Usually, WaveNet is trained with thousands of short sections from a collection of audio files. No information is given concerning which file or where in the file this section comes from. The aim of this project is allowing the model to use exactly this information. The position of the audio section in the file is represented by a time encoding. This encoding has to uniquely represent each position in time, has to be continuous, and cannot give preference to any specific position. A collection of harmonic cosine and sine waves fulfills these requirements. It is well known that harmonic cosines and sines can be linearly transformed to represent any continuous function up to a certain level of detail. The lowest frequency is given by the length of the longest file, the highest frequency by the level of detail we want to represent, in our case determined by the perceptual present (in the following experiment I chose 8 seconds). This time encoding is fed into the conditioning network which warps the input into a form that accounts for the structure of the audio file. This structure information is then projected to each layer of the WaveNet, allowing it to generate sound that fits into the larger scale of the music. This process is called conditioning. In the speech synthesis setting, readily available phonetic information of the words to be synthesized is typically used as conditioning. Here we learn the conditioning directly from the data using the conditioning network.

If we only used the time encoding, the conditioning network would learn the same structure for each file in the training set. Of course this doesn’t make sense. So we need the file network, that gets as input the identity of the file as a one-hot-encoding and projects useful information for this file into the conditioning network. We now have a hierarchical architecture with three sub-networks, processing structures of increasing scale: The WaveNet handles fractions of a second, the conditioning network several seconds, and the file network minutes. The whole architecture is completely differentiable and can be trained en bloc.

Figure 2: Time encoding of the KV 331 by Mozart. The waveform of the audio files can be seen in the background.

This experiment uses as dataset the three movements of the piano sonata KV 331 in A-major by Wolfgang Amadeus Mozart. For implementation details, please see the github repository. The time encoding is illustrated in Figure 1. High frequencies are dampened to encourage the conditioning network to focus on long-term structure. The background colors represent the internal structure of each movement (first movement blue, second movement green, third movement red/yellow). It was manually added later, the network had no access to this information. We can visualize the output of the conditioning network by reducing it to two dimensions (using principal component analysis) and plotting the path the piece takes through this space. Points that are close to one-another should represent sections of the piece that are related in some way.

Figure 3: Learned structure of Movement I. – Tema con variazione

The first movement is a theme with six variations. We see that each variation has its own cluster, with the centers of the clusters gradually moving away from the theme.
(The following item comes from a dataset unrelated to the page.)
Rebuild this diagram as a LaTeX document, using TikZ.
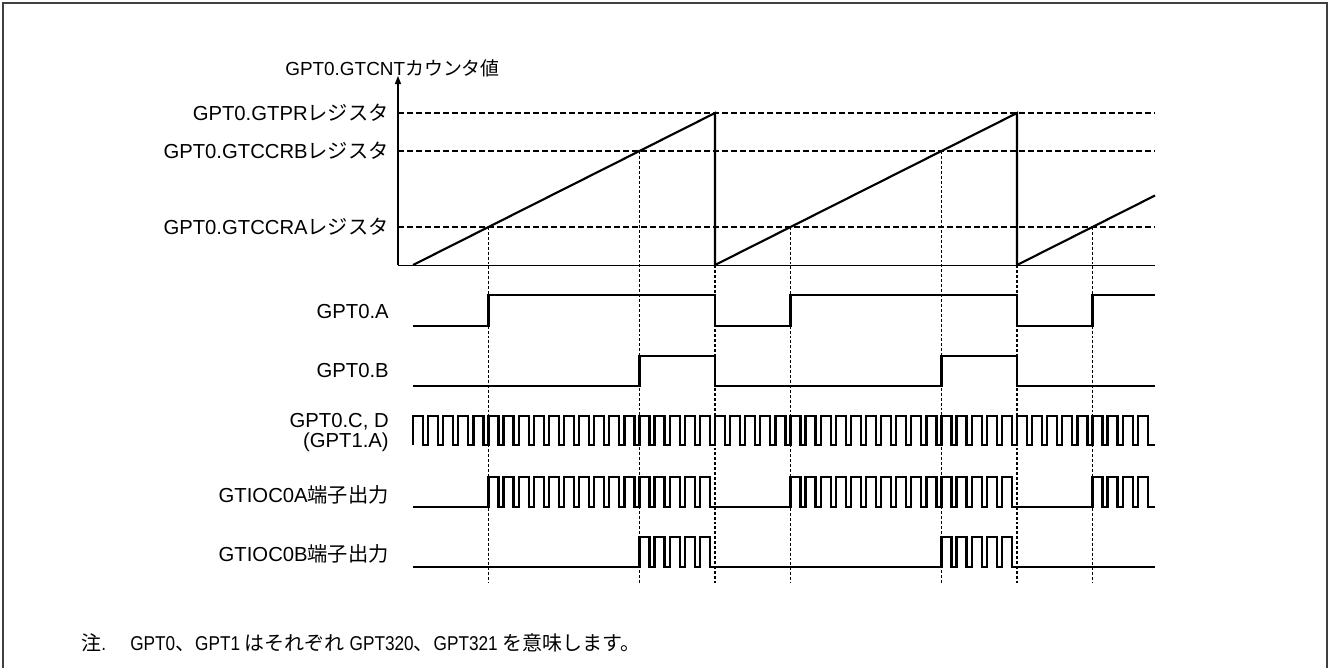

Figure 4: Learned structure of Movement II. – Menuetto & trio.

The second movement has the structure **ABCDAB**. After part D, we move all the way to the left, where the second part A start. In the y direction both parts A and B are virtually indistinguishable, but they occupy different spaces in the x direction. This might suggest subtle differences between the original and the recapitulation of the parts, but it also may well be a training artifact.

Figure 5: Learned structure of Movement III. – Alla Turca.

The third movement is the famous “Rondo alla turca” (with the structure **ABCBAB*D**). Here the learned structure is clearly visible. All parts are well defined and the repeated parts are located at exactly the same positions. This suggests that the conditioning network recognizes the recurrence and actually “remembers” them. This is a first experiment, further experiments and audio samples will follow soon.



  • Clarke, E. F. (1999). Rhythm and Timing in Music. In The Psychology of Music (2nd ed.), ed. Diana Deutsch, 473–500. San Diego: Academic Press.
  • Cowan, N. (1987). Auditory memory: Procedures to examine two phases. In W. A. Yost & C. S. Watson (Eds.), Auditory processing of complex sounds (pp. 289-298). Hillsdale, NJ, US: Lawrence Erlbaum Associates, Inc.